Wenn Klaus Steinmann schon wegen der Materialität der Leinwand oder des Malgrundes aus Textil, auf Sperrholz gezogen, eindeutig als Maler identifiziert werden kann (und auch will), so bricht er zaghaft in die dritte Dimension hinein und öffnet die Malerei zumindest für das Objekthafte. Colin Ardley – wie oben schon erwähnt – begreift sich nach wie vor als Maler, auch wenn ganz eindeutig der primäre Charakter seines Werkes seit 20 Jahren bildhauerischer Natur ist.

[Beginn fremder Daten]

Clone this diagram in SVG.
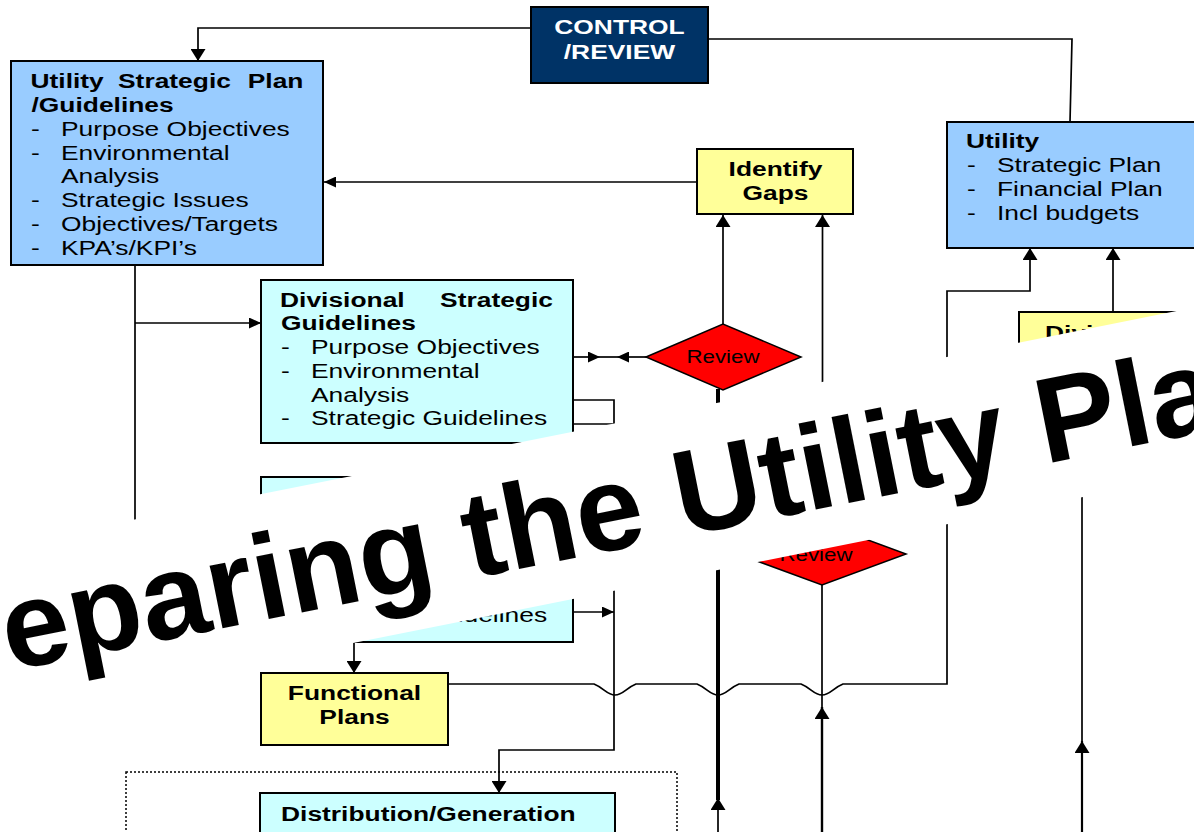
<svg xmlns="http://www.w3.org/2000/svg" width="1194" height="832" viewBox="0 0 1194 832">
  <defs>
    <style>
      .box{stroke:#000;stroke-width:2}
      .blue{fill:#99CCFF}
      .cyan{fill:#CCFFFF}
      .yel{fill:#FFFF99}
      .navy{fill:#003366}
      .dia{fill:#FF0000;stroke:#000;stroke-width:1.5}
      text{font-family:"Liberation Sans",Arial,Helvetica,sans-serif;font-size:20px;fill:#000}
      .b{font-weight:bold}
      .w{fill:#fff}
      .c{text-anchor:middle}
      .e{text-anchor:end}
      .rv{font-size:18px}
      .ln{fill:none;stroke:#000;stroke-width:1.7}
      .dot{fill:none;stroke:#000;stroke-width:1.5;stroke-dasharray:2 2}
      .banner{font-size:121px;font-weight:bold}
    </style>
    <!-- arrowheads: horizontal runs and (wider) vertical runs -->
    <marker id="ah" markerUnits="userSpaceOnUse" viewBox="0 0 12 11" markerWidth="12" markerHeight="11" refX="12" refY="5.5" orient="auto">
      <path d="M0,0 L12,5.5 L0,11 z" fill="#000"/>
    </marker>
    <marker id="av" markerUnits="userSpaceOnUse" viewBox="0 0 12 15" markerWidth="12" markerHeight="15" refX="12" refY="7.5" orient="auto">
      <path d="M0,0 L12,7.5 L0,15 z" fill="#000"/>
    </marker>
  </defs>

  <rect width="1194" height="832" fill="#fff"/>

  <!-- connectors -->
  <g id="connectors" class="ln">
    <path d="M531,28 H198 V61" marker-end="url(#av)"/>
    <path d="M708,39 H1072 L1070,122"/>
    <path d="M697,182 H324" marker-end="url(#ah)"/>
    <path d="M723,324 V215" marker-end="url(#av)"/>
    <path d="M822.5,523 V215" marker-end="url(#av)"/>
    <path d="M135,265 V545"/>
    <path d="M135,323 H261" marker-end="url(#ah)"/>
    <path d="M573,357 H600" marker-end="url(#ah)"/>
    <path d="M646,357 H617" marker-end="url(#ah)"/>
    <path d="M600,357 H617"/>
    <path d="M573,400 H614 V750 H499 V793" marker-end="url(#av)"/>
    <path d="M573,424 H614"/>
    <path d="M573,612 H614" marker-end="url(#ah)"/>
    <path d="M354,642 V673" marker-end="url(#av)"/>
    <path d="M448,684 H594 C604,688 607,695 615,695 C623,695 626,688 636,684 H697 C707,688 710,695 718,695 C726,695 729,688 739,684 H801 C811,688 814,695 822,695 C830,695 833,688 843,684 H947 V291 H1030 V248" marker-end="url(#av)"/>
    <path d="M1113,312 V248" marker-end="url(#av)"/>
    <path d="M718,389 V800" style="stroke-width:4"/>
    <path d="M718,832 V798" marker-end="url(#av)"/>
    <path d="M822,585 V707"/>
    <path d="M822,832 V707" marker-end="url(#av)" style="stroke-width:2.4"/>
    <path d="M1082,470 V741"/>
    <path d="M1082,832 V741" marker-end="url(#av)" style="stroke-width:2.2"/>
  </g>

  <g id="control-review">
    <rect class="box navy" x="531" y="7" width="177" height="76"/>
    <text class="b w c" transform="matrix(1.32 0 0 1 619.5 34)">CONTROL</text>
    <text class="b w c" transform="matrix(1.32 0 0 1 619.5 59)">/REVIEW</text>
  </g>

  <g id="utility-strategic-plan">
    <rect class="box blue" x="11" y="61" width="312" height="204"/>
    <text class="b" transform="matrix(1.32 0 0 1 30.5 88)">Utility</text>
    <text class="b" transform="matrix(1.32 0 0 1 118 88)">Strategic</text>
    <text class="b e" transform="matrix(1.32 0 0 1 303.5 88)">Plan</text>
    <text class="b" transform="matrix(1.32 0 0 1 31.5 112)">/Guidelines</text>
    <text transform="matrix(1.32 0 0 1 31 136)">-</text>
    <text transform="matrix(1.32 0 0 1 61 136)">Purpose Objectives</text>
    <text transform="matrix(1.32 0 0 1 31 160)">-</text>
    <text transform="matrix(1.32 0 0 1 61 160)">Environmental</text>
    <text transform="matrix(1.32 0 0 1 61 183)">Analysis</text>
    <text transform="matrix(1.32 0 0 1 31 207)">-</text>
    <text transform="matrix(1.32 0 0 1 61 207)">Strategic Issues</text>
    <text transform="matrix(1.32 0 0 1 31 231)">-</text>
    <text transform="matrix(1.32 0 0 1 61 231)">Objectives/Targets</text>
    <text transform="matrix(1.32 0 0 1 31 255)">-</text>
    <text transform="matrix(1.32 0 0 1 61 255)">KPA’s/KPI’s</text>
  </g>

  <g id="identify-gaps">
    <rect class="box yel" x="697" y="149" width="156" height="65"/>
    <text class="b c" transform="matrix(1.32 0 0 1 775.5 176)">Identify</text>
    <text class="b c" transform="matrix(1.32 0 0 1 775.5 200)">Gaps</text>
  </g>

  <g id="utility">
    <rect class="box blue" x="947" y="122" width="260" height="126"/>
    <text class="b" transform="matrix(1.32 0 0 1 966 148)">Utility</text>
    <text transform="matrix(1.32 0 0 1 967 172)">-</text>
    <text transform="matrix(1.32 0 0 1 997 172)">Strategic Plan</text>
    <text transform="matrix(1.32 0 0 1 967 196)">-</text>
    <text transform="matrix(1.32 0 0 1 997 196)">Financial Plan</text>
    <text transform="matrix(1.32 0 0 1 967 220)">-</text>
    <text transform="matrix(1.32 0 0 1 997 220)">Incl budgets</text>
  </g>

  <g id="divisional-plans">
    <rect class="box yel" x="1019" y="312" width="200" height="90"/>
    <text class="b" transform="matrix(1.32 0 0 1 1045 340)">Divisional</text>
  </g>

  <g id="divisional-strategic-guidelines">
    <rect class="box cyan" x="261" y="280" width="312" height="163"/>
    <text class="b" transform="matrix(1.32 0 0 1 280 307)">Divisional</text>
    <text class="b e" transform="matrix(1.32 0 0 1 553 307)">Strategic</text>
    <text class="b" transform="matrix(1.32 0 0 1 281 330)">Guidelines</text>
    <text transform="matrix(1.32 0 0 1 281 354)">-</text>
    <text transform="matrix(1.32 0 0 1 311 354)">Purpose Objectives</text>
    <text transform="matrix(1.32 0 0 1 281 378)">-</text>
    <text transform="matrix(1.32 0 0 1 311 378)">Environmental</text>
    <text transform="matrix(1.32 0 0 1 311 402)">Analysis</text>
    <text transform="matrix(1.32 0 0 1 281 425)">-</text>
    <text transform="matrix(1.32 0 0 1 311 425)">Strategic Guidelines</text>
  </g>

  <g id="review-1">
    <polygon class="dia" points="646,357 723,324 801,357 723,390"/>
    <text class="rv c" transform="matrix(1.24 0 0 1 723 363)">Review</text>
  </g>

  <g id="divisional-guidelines-2">
    <rect class="box cyan" x="261" y="477" width="312" height="165"/>
    <text transform="matrix(1.32 0 0 1 311 622)">Strategic Guidelines</text>
  </g>

  <g id="review-2">
    <polygon class="dia" points="738,554 822,523 906,554 822,585"/>
    <text class="rv c" transform="matrix(1.24 0 0 1 816 561)">Review</text>
  </g>

  <g id="functional-plans">
    <rect class="box yel" x="261" y="673" width="187" height="72"/>
    <text class="b c" transform="matrix(1.32 0 0 1 354.5 700)">Functional</text>
    <text class="b c" transform="matrix(1.32 0 0 1 354.5 724)">Plans</text>
  </g>

  <g id="operations">
    <rect class="dot" x="126" y="772" width="551" height="90"/>
  </g>

  <g id="distribution-generation">
    <rect class="box cyan" x="260" y="793" width="355" height="60"/>
    <text class="b" transform="matrix(1.32 0 0 1 281 821)">Distribution/Generation</text>
  </g>

  <!-- title ribbon laid across the chart -->
  <g id="banner" transform="translate(517,443) rotate(-11.31)">
    <rect x="-900" y="0" width="1900" height="164" fill="#fff"/>
    <text class="banner" x="-542" y="124">eparing the Utility Pla</text>
  </g>
</svg>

Die Gegenüberstellung von Colin Ardleys aktuellem plastischen Werk mit Klaus Steinmanns malerischen Werk, das in seiner Kontinuität bereits mehrere Jahrzehnte umfasst, ist eine recht eindeutige, formal einfach zu begründende Angelegenheit.

Wie ist aber das Frühwerk der energetisch aufgeladenen Collage von Ardley in das Gesamte der Ausstellung innerhalb eines Raumes einzubinden, ohne dass sie ästhetisch und formal auseinanderfällt?
Die Herausforderung habe ich gelöst, indem inszenatorisch eine der Grundformen von Steinmanns Malereien als Fläche und Form sowie als Rückprospekt für die große Collage dient und diese unsymmetrisch umrahmt, das Gesamte optisch beruhigt und die Farbfläche mit den kleinen gemalten geometrischen Formen von Steinmann verschränkt.